- [EXERCISE AIM]:
Everything from the line with "What TikZ code" down to the line with "-- (498,138);" below must be printed exactly, those two lines included. Exclude pictures.

- [DATASET]:
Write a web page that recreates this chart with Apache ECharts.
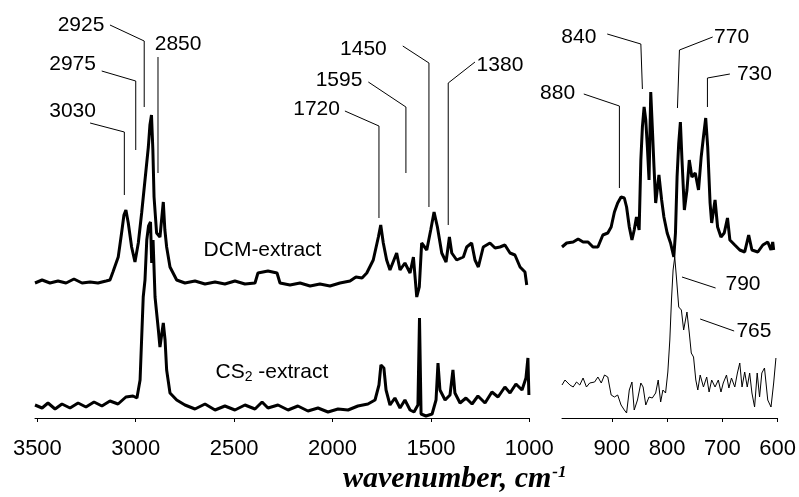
<!DOCTYPE html>
<html>
<head>
<meta charset="utf-8">
<script src="https://cdn.jsdelivr.net/npm/echarts@6/dist/echarts.min.js"></script>
<style>html,body{margin:0;padding:0;background:#fff}#c{width:799px;height:497px}</style>
</head>
<body>
<div id="c"></div>
<script>
// ---------- DATA (wavenumber cm-1, absorbance in arbitrary units, offset spectra) ----------
const leftTicks = [1000, 1500, 2000, 2500, 3000, 3500];
const rightTicks = [600, 700, 800, 900];

const dcmLeft = [
 [3512,135],[3476,138],[3436,135],[3395,137],[3354,135],[3314,139],[3273,135],[3232,136],[3192,135],[3151,137],
 [3131,138],[3116,146],[3089,161],[3072,185],[3060,203],[3050,208],[3038,195],[3021,171],[3004,156],[2987,175],
 [2970,205],[2953,238],[2936,271],[2928,293],[2920,303],[2913,268],[2907,221],[2894,185],[2877,181],[2860,216],
 [2852,188],[2843,171],[2826,151],[2792,138],[2750,135],[2699,137],[2648,134],[2597,136],[2547,134],[2496,137],
 [2445,134],[2394,135],[2379,145],[2328,147],[2282,145],[2267,135],[2216,133],[2165,135],[2114,132],[2064,134],
 [2013,132],[1962,135],[1911,137],[1881,141],[1850,140],[1826,145],[1793,158],[1767,181],[1755,193],[1742,175],
 [1725,158],[1708,148],[1674,165],[1657,148],[1632,155],[1606,145],[1589,161],[1572,121],[1559,131],[1547,175],
 [1521,168],[1501,188],[1484,206],[1467,191],[1445,165],[1423,156],[1406,181],[1394,165],[1369,158],[1335,161],
 [1318,171],[1293,175],[1276,158],[1259,151],[1234,171],[1200,175],[1174,170],[1149,171],[1124,173],[1098,165],
 [1073,163],[1047,151],[1022,146],[1013,133]
];

const cs2Left = [
 [3512,13],[3476,10],[3446,15],[3410,9],[3375,14],[3334,10],[3293,15],[3253,11],[3212,16],[3172,12],
 [3131,17],[3090,14],[3050,21],[3014,22],[2994,20],[2978,38],[2962,121],[2953,138],[2944,178],[2935,192],
 [2925,196],[2919,155],[2912,178],[2902,121],[2885,88],[2877,71],[2860,95],[2851,78],[2843,48],[2826,25],
 [2792,18],[2750,13],[2699,9],[2648,14],[2597,8],[2547,12],[2496,8],[2445,13],[2394,9],[2358,16],
 [2328,10],[2277,13],[2226,8],[2176,12],[2125,7],[2074,10],[2023,6],[1972,9],[1921,8],[1871,12],
 [1820,14],[1784,18],[1764,33],[1754,53],[1739,50],[1728,28],[1708,13],[1683,20],[1657,10],[1632,18],
 [1606,8],[1586,6],[1566,13],[1558,100],[1550,4],[1525,2],[1494,4],[1474,18],[1464,55],[1454,28],
 [1428,18],[1403,23],[1388,48],[1378,25],[1352,15],[1322,20],[1291,14],[1261,22],[1225,15],[1190,26],
 [1159,21],[1124,31],[1098,25],[1068,34],[1037,28],[1017,40],[1007,60],[1002,23]
];

const dcmRight = [
 [990,171],[981.6,175],[969.8,176],[960.8,179],[951.9,176],[942.9,176],[934.0,171],[925.1,171],[916.1,183],[907.2,185],
 [901.1,191],[895.2,206],[889.3,215],[883.2,221],[877.3,220],[873.2,211],[868.3,191],[863.5,178],[859.4,188],[855.3,201],
 [850.5,188],[847.4,258],[844.6,291],[841.5,311],[838.5,298],[835.6,271],[832.6,238],[829.5,326],[826.7,291],[823.6,251],
 [820.6,215],[814.7,243],[809.8,218],[805.7,201],[799.8,185],[793.7,175],[787.8,161],[784.8,185],[781.9,241],[778.9,275],
 [775.9,296],[773.0,258],[768.7,208],[764.0,228],[759.8,258],[755.1,241],[749.0,245],[743.1,228],[738.3,261],[734.2,281],
 [730.1,300],[726.5,271],[722.2,215],[719.3,195],[713.2,218],[708.6,191],[702.5,181],[696.6,185],[690.7,200],[686.4,178],
 [677.5,173],[668.5,168],[659.6,166],[652.4,183],[646.5,168],[635.8,166],[626.8,173],[617.9,176],[612.0,168],[608.9,176],
 [607.2,168]
];

const cs2Right = [
 [990,33],[984.6,38],[975.7,33],[969.8,31],[963.7,36],[957.8,33],[951.9,40],[945.8,31],[939.9,35],[931.0,36],
 [925.1,41],[919.0,35],[913.1,43],[907.2,41],[901.1,23],[895.2,21],[889.3,23],[883.2,13],[877.3,8],[873.2,5],
 [868.3,28],[863.5,36],[859.4,8],[853.5,18],[847.4,35],[843.3,31],[838.5,13],[832.6,21],[826.7,20],[820.6,25],
 [816.0,38],[811.6,16],[807.5,28],[802.7,25],[798.6,46],[795.0,78],[792.0,118],[789.1,148],[786.1,161],[783.1,141],
 [778.9,111],[774.1,108],[770.0,88],[764.0,106],[759.8,85],[756.2,65],[752.1,61],[748.0,38],[744.4,28],[740.1,43],
 [734.2,31],[728.3,41],[724.0,26],[719.3,38],[713.2,31],[707.3,38],[702.5,26],[698.4,35],[692.5,43],[688.2,30],
 [683.5,40],[677.5,31],[672.8,45],[668.5,55],[664.4,31],[659.6,46],[655.0,31],[650.6,45],[646.5,25],[641.7,11],
 [637.0,45],[632.7,21],[628.6,45],[623.8,50],[617.9,18],[612.0,11],[607.2,35],[603.1,60]
];

// ---------- ANNOTATIONS (label text, label anchor and leader path in data space) ----------
const leftPeakNames = ['3030','2975','2925','2850','1720','1595','1450','1380'];
const leftPeakTextAt = [[3321,307],[3321,354],[3278,393],[2785,374],[2081,309],[1967,338],[1843,369],[1149,353]];
const leftPeakLeaders = [
 [[3232,295],[3058,286],[3058,223]],
 [[3173,347],[3000,337],[3000,268]],
 [[3131,393],[2957,377],[2957,311]],
 [[2887,361],[2887,245]],
 [[1937,307],[1764,292],[1764,200]],
 [[1818,336],[1627,311],[1627,245]],
 [[1643,372],[1510,355],[1510,211]],
 [[1276,356],[1412,335],[1412,193]]
];
const rightPeakNames = ['880','840','770','730','790','765'];
const rightPeakTextAt = [[998,325],[959.6,381],[683.2,381],[642,344],[662.6,134],[642.9,87]];
const rightPeakLeaders = [
 [[950.6,324],[886.2,312],[886.2,230]],
 [[908.2,384],[847.4,374],[844.6,329]],
 [[717.5,381],[777.6,368],[781.2,310]],
 [[686.4,344],[727,340],[727,311]],
 [[773,141],[712.2,130]],
 [[740.1,99],[678.7,87]]
];
const seriesNames = ['DCM-extract', 'CS{s|2} -extract'];
const seriesNameAt = [[2356,168],[2308,46]];

// ---------- CHART ----------
const chart = echarts.init(document.getElementById('c'), null, {renderer:'canvas'});
const SANS = 'Liberation Sans, Arial, sans-serif';

function leaderSeries(paths, axisIdx) {
  return paths.map(p => ({
    type:'line', xAxisIndex:axisIdx, yAxisIndex:axisIdx, data:p, showSymbol:false, silent:true,
    clip:false, z:1, lineStyle:{color:'#000', width:1}, animation:false
  }));
}
function textSeries(names, pos, axisIdx) {
  return {
    type:'scatter', xAxisIndex:axisIdx, yAxisIndex:axisIdx, symbolSize:0, clip:false, silent:true, z:5,
    itemStyle:{opacity:1, color:'#000'},
    data: names.map((n,i)=>({name:n, value:pos[i]})),
    label:{show:true, position:'inside', formatter:p=>p.name, color:'#000', opacity:1, fontFamily:SANS, fontSize:21,
      rich:{s:{fontSize:14, verticalAlign:'bottom', padding:[10,0,0,0], fontFamily:SANS, color:'#000'}}}
  };
}
function axisX(grid, min, max, ticks) {
  return {
    gridIndex:grid, type:'value', inverse:true, min:min, max:max,
    axisLine:{show:true, onZero:false, lineStyle:{color:'#000', width:1}},
    axisTick:{show:true, inside:false, length:4, customValues:ticks, lineStyle:{color:'#000'}},
    axisLabel:{show:true, customValues:ticks, margin:20, color:'#000', fontFamily:SANS, fontSize:22,
      formatter:v=>String(v)},
    splitLine:{show:false}
  };
}

const option = {
  animation:false,
  backgroundColor:'#fff',
  title:{
    text:'wavenumber, cm{sup|-1}', left:338, top:459,
    textStyle:{fontFamily:'Liberation Serif, Times New Roman, serif', fontStyle:'italic', fontWeight:'bold', fontSize:30, color:'#000',
      rich:{sup:{fontFamily:'Liberation Serif, serif', fontStyle:'italic', fontWeight:'bold', fontSize:17, verticalAlign:'top', padding:[0,0,13,1], color:'#000'}}}
  },
  grid:[
    {left:35, width:494.3, top:18, height:400},
    {left:562, width:218, top:18, height:400}
  ],
  xAxis:[ axisX(0, 1000, 3512, leftTicks), axisX(1, 600, 990, rightTicks) ],
  yAxis:[
    {gridIndex:0, type:'value', min:0, max:400, show:false},
    {gridIndex:1, type:'value', min:0, max:400, show:false}
  ],
  series:[
    {type:'line', xAxisIndex:0, yAxisIndex:0, data:dcmLeft, showSymbol:false, lineStyle:{color:'#000', width:3}, z:3},
    {type:'line', xAxisIndex:0, yAxisIndex:0, data:cs2Left, showSymbol:false, lineStyle:{color:'#000', width:3}, z:3},
    {type:'line', xAxisIndex:1, yAxisIndex:1, data:dcmRight, showSymbol:false, lineStyle:{color:'#000', width:3}, z:3},
    {type:'line', xAxisIndex:1, yAxisIndex:1, data:cs2Right, showSymbol:false, lineStyle:{color:'#000', width:1}, z:3},
    ...leaderSeries(leftPeakLeaders, 0),
    ...leaderSeries(rightPeakLeaders, 1),
    textSeries(leftPeakNames, leftPeakTextAt, 0),
    textSeries(rightPeakNames, rightPeakTextAt, 1),
    textSeries(seriesNames, seriesNameAt, 0)
  ]
};
chart.setOption(option);
</script>
</body>
</html>
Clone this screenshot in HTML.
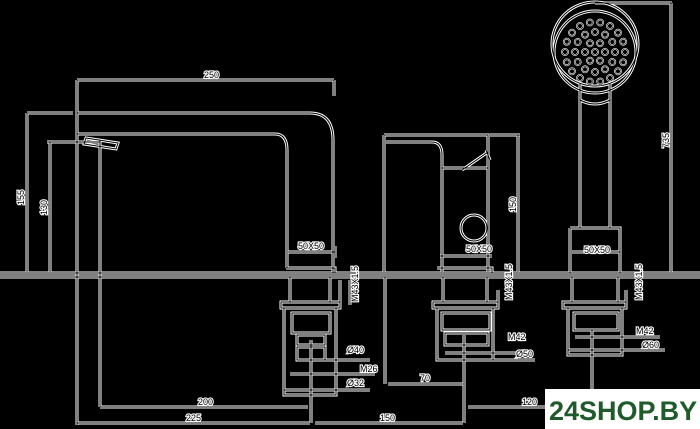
<!DOCTYPE html>
<html><head><meta charset="utf-8"><style>
html,body{margin:0;padding:0;background:#000;}
svg{display:block;}
text{font-family:"Liberation Sans",sans-serif;font-size:9px;fill:#000;stroke:#fff;stroke-width:2.2px;paint-order:stroke;}
</style></head><body>
<svg width="700" height="429" viewBox="0 0 700 429" xmlns="http://www.w3.org/2000/svg">
<defs>
<g id="d" fill="none">
<!-- ground -->
<path d="M0 273H700M0 277H700"/>
<!-- left faucet -->
<path d="M77 80V425M100 140V407M77 80H334M334 80V96"/>
<path d="M77 113H310Q333 113 333 140V273M77 134H275Q287 134 287 150V268"/>
<path d="M86 138L118 143L116 149L84 144Z"/>
<path d="M27 113H73M27 113V272M47 142H100M50 142V272"/>
<path d="M286 268H335V273M288 252H335M335 246V258"/>
<!-- under ground fixture 1 -->
<path d="M290 277H330V302M290 277V302M281 302H340V308H281Z"/>
<path d="M284 308H336V395H284ZM292 313H330V333H292ZM297 335H325V345H297ZM297 347H325V360H297Z"/>
<path d="M311 340V423M297 360H370M290 374H375M284 390H370M340 280V305M350 305V280"/>
<!-- dims bottom -->
<path d="M100 407H308M77 423H310M315 423H463M468 407H550M385 277V384M388 384H463"/>
<!-- middle faucet -->
<path d="M384 135H488V175M384 135V272M386 142H432Q442 142 442 155V272M442 168H488V272"/>
<path d="M462 170L488 152M486 150L490 160"/>
<circle cx="474" cy="228" r="13"/>
<path d="M440 256H492M437 268H492V273M518 135V272M490 135H520"/>
<!-- fixture 2 -->
<path d="M443 277H487V302M443 277V302M433 302H498V308H433Z"/>
<path d="M437 308H493V360H437ZM442 313H490V330H442ZM445 333H488V345H445Z"/>
<path d="M464 335V423M445 353H530M440 360H535M498 290V305"/>
<!-- shower -->
<ellipse cx="595" cy="44" rx="43" ry="42"/>
<circle cx="595" cy="52" r="41"/>
<path d="M580 84V100Q595 108 610 100V84M580 100V228M610 100V228M570 228H620V273M570 228V273M572 252H620M595 3H672M671 3V272"/>
<!-- fixture 3 -->
<path d="M572 277H618V302M572 277V302M563 302H626V308H563Z"/>
<path d="M568 308H622V355H568ZM574 313H618V330H574Z"/>
<path d="M592 330V400M575 337H660M568 350H665M626 290V305"/>
</g>
<g id="dots" fill="none">
<circle cx="595" cy="52" r="3"/>
<circle cx="605" cy="52" r="3"/><circle cx="600" cy="60.7" r="3"/><circle cx="590" cy="60.7" r="3"/><circle cx="585" cy="52" r="3"/><circle cx="590" cy="43.3" r="3"/><circle cx="600" cy="43.3" r="3"/>
<circle cx="615" cy="52" r="3"/><circle cx="612.3" cy="62" r="3"/><circle cx="605" cy="69.3" r="3"/><circle cx="595" cy="72" r="3"/><circle cx="585" cy="69.3" r="3"/><circle cx="577.7" cy="62" r="3"/><circle cx="575" cy="52" r="3"/><circle cx="577.7" cy="42" r="3"/><circle cx="585" cy="34.7" r="3"/><circle cx="595" cy="32" r="3"/><circle cx="605" cy="34.7" r="3"/><circle cx="612.3" cy="42" r="3"/>
<circle cx="625" cy="52" r="3"/><circle cx="623.2" cy="62.3" r="3"/><circle cx="618" cy="71.3" r="3"/><circle cx="610" cy="78" r="3"/><circle cx="600.2" cy="81.5" r="3"/><circle cx="589.8" cy="81.5" r="3"/><circle cx="580" cy="78" r="3"/><circle cx="572" cy="71.3" r="3"/><circle cx="566.8" cy="62.3" r="3"/><circle cx="565" cy="52" r="3"/><circle cx="566.8" cy="41.7" r="3"/><circle cx="572" cy="32.7" r="3"/><circle cx="580" cy="26" r="3"/><circle cx="589.8" cy="22.5" r="3"/><circle cx="600.2" cy="22.5" r="3"/><circle cx="610" cy="26" r="3"/><circle cx="618" cy="32.7" r="3"/><circle cx="623.2" cy="41.7" r="3"/>
</g>
</defs>
<use href="#d" stroke="#fff" stroke-width="3"/>
<use href="#d" stroke="#000" stroke-width="1"/>
<use href="#dots" stroke="#fff" stroke-width="1.8"/>
<use href="#dots" stroke="#000" stroke-width="0.6"/>
<text x="204" y="78">250</text>
<text x="298" y="249">50X50</text>
<text x="466" y="252">50X50</text>
<text x="584" y="253">50X50</text>
<text transform="translate(24 205) rotate(-90)">155</text>
<text transform="translate(47 215) rotate(-90)">130</text>
<text transform="translate(516 212) rotate(-90)">150</text>
<text transform="translate(669 148) rotate(-90)">735</text>
<text transform="translate(358 302) rotate(-90)">M43X1.5</text>
<text transform="translate(512 300) rotate(-90)">M43X1.5</text>
<text transform="translate(642 300) rotate(-90)">M43X1.5</text>
<text x="347" y="353">Ø40</text>
<text x="360" y="372">M26</text>
<text x="347" y="386">Ø32</text>
<text x="508" y="340">M42</text>
<text x="516" y="357">Ø50</text>
<text x="636" y="334">M42</text>
<text x="642" y="348">Ø60</text>
<text x="198" y="405">200</text>
<text x="186" y="421">225</text>
<text x="380" y="421">150</text>
<text x="522" y="405">120</text>
<text x="420" y="381">70</text>
<rect x="545" y="389" width="155" height="40" fill="#fff"/>
<text x="549" y="420" style="font-size:27px;font-weight:bold;fill:#1f5a2a;stroke:none;">24SHOP.BY</text>
</svg>
</body></html>
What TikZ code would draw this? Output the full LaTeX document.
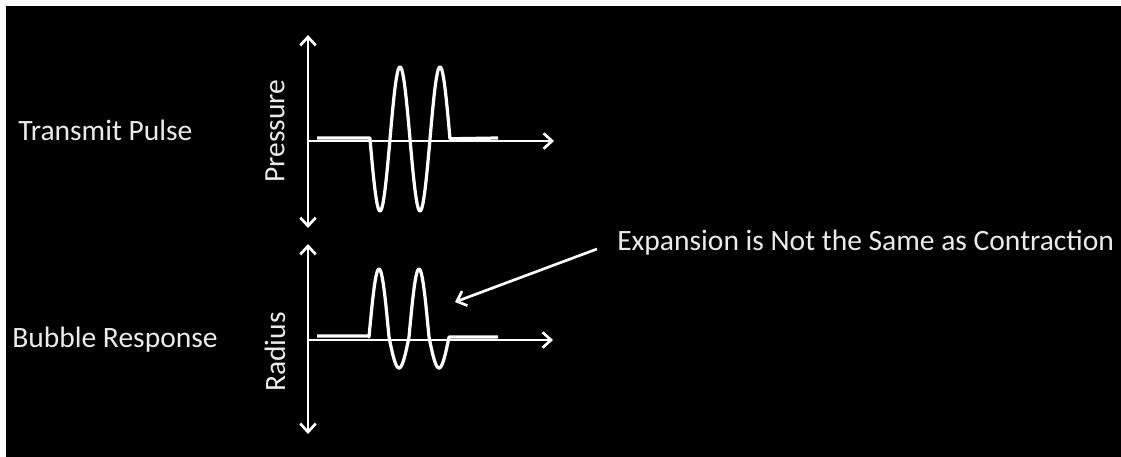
\documentclass[tikz,border=0pt]{standalone}
\usepackage{fontspec}
\setmainfont{Carlito}
\usetikzlibrary{arrows.meta, positioning}

\begin{document}
\begin{tikzpicture}[
    x=0.025cm, y=-0.025cm,
    every node/.style={text=white!92!black, inner sep=0pt, font=\fontsize{21}{24}\selectfont},
    axis/.style={draw=white, line width=1.9pt},
    tip/.style={-{Straight Barb[length=6pt, width=11pt, line width=1.9pt]}},
    wave/.style={draw=white, line width=2.3pt, line join=round},
]
\useasboundingbox (0,0) rectangle (1121,456);
% background with thin white edge top and left
\fill[white] (0,0) rectangle (1121,456);
\fill[black] (6,6) rectangle (1130,465);

% row labels
\node[anchor=west] (tpulse) at (18,130) {Transmit Pulse};
\node[anchor=west] (bresp) at (12,340) {Bubble Response};

% Pressure axes
\coordinate (ptop) at (308,35);
\coordinate (pbot) at (308,228);
\coordinate (porg) at (308,141);
\coordinate (pend) at (554,141);
\draw[axis, {Straight Barb[length=6pt, width=11pt, line width=1.9pt]}-{Straight Barb[length=6pt, width=11pt, line width=1.9pt]}] (ptop) -- (pbot);
\draw[axis, tip] (porg) -- (pend);
\node[rotate=90] (plabel) at (275,131) {Pressure};

% transmit pulse, symmetric
\draw[wave] (317,138) -- (370,138)
  -- plot[domain=0:2, samples=161] ({370+40*\x}, {139+72*sin(360*\x)})
  -- (498,138);

% Radius axes
\coordinate (rtop) at (308,244);
\coordinate (rbot) at (308,434);
\coordinate (rorg) at (308,340);
\coordinate (rend) at (553,340);
\draw[axis, {Straight Barb[length=6pt, width=11pt, line width=1.9pt]}-{Straight Barb[length=6pt, width=11pt, line width=1.9pt]}] (rtop) -- (rbot);
\draw[axis, tip] (rorg) -- (rend);
\node[rotate=90] (rlabel) at (275,352) {Radius};

% bubble response, expansion larger than contraction
\draw[wave] (317,336) -- (369,336)
  -- plot[domain=0:2, samples=161] ({369+40*\x}, {337-68*max(sin(360*\x),0)-31*min(sin(360*\x),0)})
  -- (498,337);

% note with pointer
\node[anchor=west] (note) at (617,243) {Expansion is Not the Same as Contraction};
\coordinate (notetip) at (455,302);
\draw[axis, tip] ([xshift=-0.5cm, yshift=-0.15cm]note.west) -- (notetip);
\end{tikzpicture}
\end{document}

- [ANSWER TO THIS TASK]:
What TikZ code would draw this? Output the full LaTeX document.
\documentclass[tikz,border=0pt]{standalone}
\usepackage{fontspec}
\setmainfont{Carlito}
\usetikzlibrary{arrows.meta, positioning}

\begin{document}
\begin{tikzpicture}[
    x=0.025cm, y=-0.025cm,
    every node/.style={text=white!92!black, inner sep=0pt, font=\fontsize{21}{24}\selectfont},
    axis/.style={draw=white, line width=1.9pt},
    tip/.style={-{Straight Barb[length=6pt, width=11pt, line width=1.9pt]}},
    wave/.style={draw=white, line width=2.3pt, line join=round},
]
\useasboundingbox (0,0) rectangle (1121,456);
% background with thin white edge top and left
\fill[white] (0,0) rectangle (1121,456);
\fill[black] (6,6) rectangle (1130,465);

% row labels
\node[anchor=west] (tpulse) at (18,130) {Transmit Pulse};
\node[anchor=west] (bresp) at (12,340) {Bubble Response};

% Pressure axes
\coordinate (ptop) at (308,35);
\coordinate (pbot) at (308,228);
\coordinate (porg) at (308,141);
\coordinate (pend) at (554,141);
\draw[axis, {Straight Barb[length=6pt, width=11pt, line width=1.9pt]}-{Straight Barb[length=6pt, width=11pt, line width=1.9pt]}] (ptop) -- (pbot);
\draw[axis, tip] (porg) -- (pend);
\node[rotate=90] (plabel) at (275,131) {Pressure};

% transmit pulse, symmetric
\draw[wave] (317,138) -- (370,138)
  -- plot[domain=0:2, samples=161] ({370+40*\x}, {139+72*sin(360*\x)})
  -- (498,138);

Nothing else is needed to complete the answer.